A Christian church should be a means of reforming the world, of forming it after the pattern of Christian ideas. It should therefore bring up the sentiments of the times, the ideas of the times, and the actions of the times, to judge them by the universal standard. In this way it will learn much and be a living church, that grows with the advance of men's sentiments, ideas and actions, and while it keeps the good of the past will lose no brave spirit of the present day. It can teach much; now moderating the fury of men, then quickening their sluggish steps. We expect the sins of commerce to be winked at in the street; the sins of the state to be applauded on election days and in a Congress, or on the fourth of July; we are used to hear them called the righteousness of the nation. There they are often measured by the avarice or the ambition of greedy men. You expect them to be tried by passion, which looks only to immediate results and partial ends. Here they are to be measured by Conscience and Reason, which look to permanent results and universal ends; to be looked at with reference to the Laws of God, the everlasting ideas on which alone is based the welfare of the world. Here they are to be examined in the light of Christianity itself. If the church be true, many things which seem gainful in the street and expedient in the senate-house, will here be set down as wrong, and all gain which comes therefrom seen to be but a loss. If there be a public sin in the land, if a lie invade the state, it is for the church to give the alarm; it is here that it may war on lies and sins; the more widely they are believed in and practised, the more are they deadly, the more to be opposed. Here let no false idea or false action of the public go without exposure and rebuke. But let no noble heroism of the times, no noble man pass by without due honor. If it is a good thing to honor dead saints and the heroism of our fathers; it is a better thing to honor the saints of to-day, the live heroism of men who do the battle, when that battle is all around us.
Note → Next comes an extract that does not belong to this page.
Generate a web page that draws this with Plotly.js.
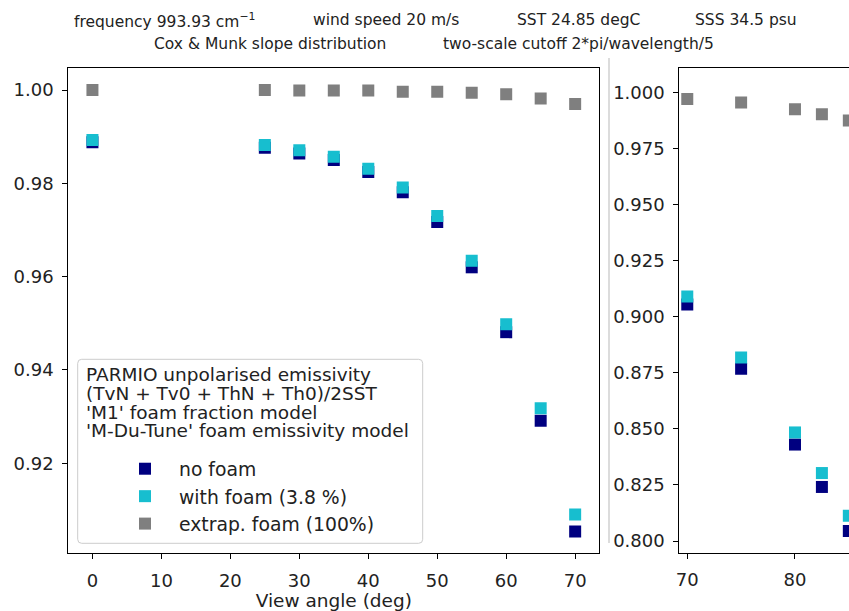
<!DOCTYPE html>
<html>
<head>
<meta charset="utf-8">
<script src="https://cdn.plot.ly/plotly-3.0.1.min.js"></script>
<style>
html, body { margin: 0; padding: 0; overflow: hidden; background: #fff; }
#chart { width: 870px; height: 611px; }
</style>
</head>
<body>
<div id="chart"></div>
<script>
// ---- data ----
var viewAngle = [0, 25, 30, 35, 40, 45, 50, 55, 60, 65, 70, 75, 80, 82.5, 85];
var noFoam    = [0.9888, 0.9876, 0.9864, 0.9850, 0.9824, 0.9781, 0.9717, 0.9620, 0.9481, 0.9291, 0.9054, 0.8768, 0.8430, 0.8241, 0.8045];
var withFoam  = [0.9893, 0.9882, 0.9871, 0.9857, 0.9831, 0.9791, 0.9730, 0.9634, 0.9498, 0.9318, 0.9090, 0.8818, 0.8484, 0.8303, 0.8113];
var extrapFoam= [1.0000, 1.0000, 0.9999, 0.9999, 0.9999, 0.9996, 0.9996, 0.9994, 0.9991, 0.9982, 0.9970, 0.9955, 0.9924, 0.9902, 0.9874];
var seriesNames = ['no foam', 'with foam (3.8 %)', 'extrap. foam (100%)'];
var legendHeader = ["PARMIO unpolarised emissivity", "(TvN + Tv0 + ThN + Th0)/2SST",
                    "'M1' foam fraction model", "'M-Du-Tune' foam emissivity model"];
var infoLine1 = ["frequency 993.93 cm<sup>\u22121</sup>", "wind speed 20 m/s", "SST 24.85 degC", "SSS 34.5 psu"];
var infoLine2 = ["Cox & Munk slope distribution", "two-scale cutoff 2*pi/wavelength/5"];

// ---- layout helpers (pixel -> paper) ----
var W = 870, H = 611;
function px(x) { return x / W; }
function py(y) { return 1 - y / H; }

var FONT = 'DejaVu Sans, Liberation Sans, sans-serif';
var colors = ['#000080', '#17becf', '#7f7f7f'];
var series = [noFoam, withFoam, extrapFoam];

var traces = [];
[['x', 'y'], ['x2', 'y2']].forEach(function (ax, k) {
  series.forEach(function (vals, i) {
    traces.push({
      type: 'scatter', mode: 'markers',
      x: viewAngle, y: vals,
      xaxis: ax[0], yaxis: ax[1],
      name: seriesNames[i],
      showlegend: k === 0,
      marker: { symbol: 'square', size: 12, color: colors[i], line: { width: 0 } },
      hoverinfo: 'x+y+name'
    });
  });
});

var axisCommon = {
  showgrid: false, zeroline: false,
  showline: true, mirror: true, linecolor: '#000', linewidth: 1,
  ticks: 'outside', ticklen: 5, tickwidth: 1, tickcolor: '#000',
  tickfont: { family: FONT, size: 18, color: '#222' },
  automargin: false
};

var annotations = [];
var l1x = [72, 311, 514.5, 692.5];
infoLine1.forEach(function (t, i) {
  annotations.push({ xref: 'paper', yref: 'paper', x: px(l1x[i]), y: py(20), xanchor: 'left', yanchor: 'middle',
    text: t, showarrow: false, font: { family: FONT, size: 15.5, color: '#222' } });
});
var l2x = [152, 441];
infoLine2.forEach(function (t, i) {
  annotations.push({ xref: 'paper', yref: 'paper', x: px(l2x[i]), y: py(44), xanchor: 'left', yanchor: 'middle',
    text: t, showarrow: false, font: { family: FONT, size: 15.5, color: '#222' } });
});
var hy = [374, 393.3, 412, 431];
legendHeader.forEach(function (t, i) {
  annotations.push({ xref: 'paper', yref: 'paper', x: px(84), y: py(hy[i]), xanchor: 'left', yanchor: 'middle',
    text: t, showarrow: false, font: { family: FONT, size: 18.5, color: '#222' } });
});

// rounded legend box
var bx0 = 77.7, bx1 = 422.7, by0 = 359.3, by1 = 543.3, r = 4;
function P(x, y) { return px(x) + ',' + py(y); }
var boxPath = 'M' + P(bx0 + r, by0) + ' L' + P(bx1 - r, by0) + ' Q' + P(bx1, by0) + ' ' + P(bx1, by0 + r) +
  ' L' + P(bx1, by1 - r) + ' Q' + P(bx1, by1) + ' ' + P(bx1 - r, by1) +
  ' L' + P(bx0 + r, by1) + ' Q' + P(bx0, by1) + ' ' + P(bx0, by1 - r) +
  ' L' + P(bx0, by0 + r) + ' Q' + P(bx0, by0) + ' ' + P(bx0 + r, by0) + ' Z';

var layout = {
  width: W, height: H,
  margin: { l: 0, r: 0, t: 0, b: 0, pad: 0 },
  paper_bgcolor: '#fff', plot_bgcolor: '#fff',
  font: { family: FONT, size: 18.5, color: '#222' },
  xaxis: Object.assign({}, axisCommon, {
    domain: [px(68.3), px(599.3)], anchor: 'y',
    range: [-3.5, 73.5], tickvals: [0, 10, 20, 30, 40, 50, 60, 70],
    ticklabelstandoff: 6,
    title: { text: 'View angle (deg)', font: { family: FONT, size: 18.5, color: '#222' }, standoff: 5 }
  }),
  yaxis: Object.assign({}, axisCommon, {
    domain: [py(553.3), py(68.3)], anchor: 'x',
    range: [0.90071, 1.00465], tickvals: [0.92, 0.94, 0.96, 0.98, 1.00], tickformat: '.2f',
    ticklabelstandoff: 5
  }),
  xaxis2: Object.assign({}, axisCommon, {
    domain: [px(679.3), px(856.8)], anchor: 'y2',
    range: [69.26, 85.74], tickvals: [70, 80],
    ticklabelstandoff: 6
  }),
  yaxis2: Object.assign({}, axisCommon, {
    domain: [py(552.7), py(68.3)], anchor: 'x2',
    range: [0.7948, 1.0107], tickvals: [0.800, 0.825, 0.850, 0.875, 0.900, 0.925, 0.950, 0.975, 1.000], tickformat: '.3f',
    ticklabelstandoff: 5
  }),
  showlegend: true,
  legend: {
    x: px(111), y: py(450), xanchor: 'left', yanchor: 'top',
    bgcolor: 'rgba(0,0,0,0)', borderwidth: 0,
    itemwidth: 58, traceorder: 'normal',
    font: { family: FONT, size: 18.8, color: '#222' }
  },
  shapes: [
    { type: 'path', xref: 'paper', yref: 'paper', path: boxPath, layer: 'above',
      fillcolor: 'rgba(255,255,255,0.8)', line: { color: '#cccccc', width: 1 } },
    { type: 'line', xref: 'paper', yref: 'paper', x0: px(609), x1: px(609), y0: py(58), y1: py(543),
      line: { color: '#d0d0d0', width: 1.5 } }
  ],
  annotations: annotations
};

Plotly.newPlot('chart', traces, layout, { displayModeBar: false, responsive: false });
</script>
</body>
</html>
I know a few such saints; here and there a hero of that stamp, and I will not wait till they are dead and classic before I call them so and honor them as such, for
"To side with truth is noble when we share her wretched crust,
Ere her cause bring fame and profit, and 'tis prosperous to be just;
Then it is the brave man chooses, while the coward stands aside,
Doubting in his abject spirit, till his Lord is crucified,
And the multitude make virtue of the faith they once denied;
For Humanity sweeps onward; where to-day the martyr stands,
On the morrow crouches Judas, with the silver in his hands;
Far in front the cross stands ready, and the crackling fagots burn,
While the hooting mob of yesterday in silent awe return
To glean up the scattered ashes into History's golden urn."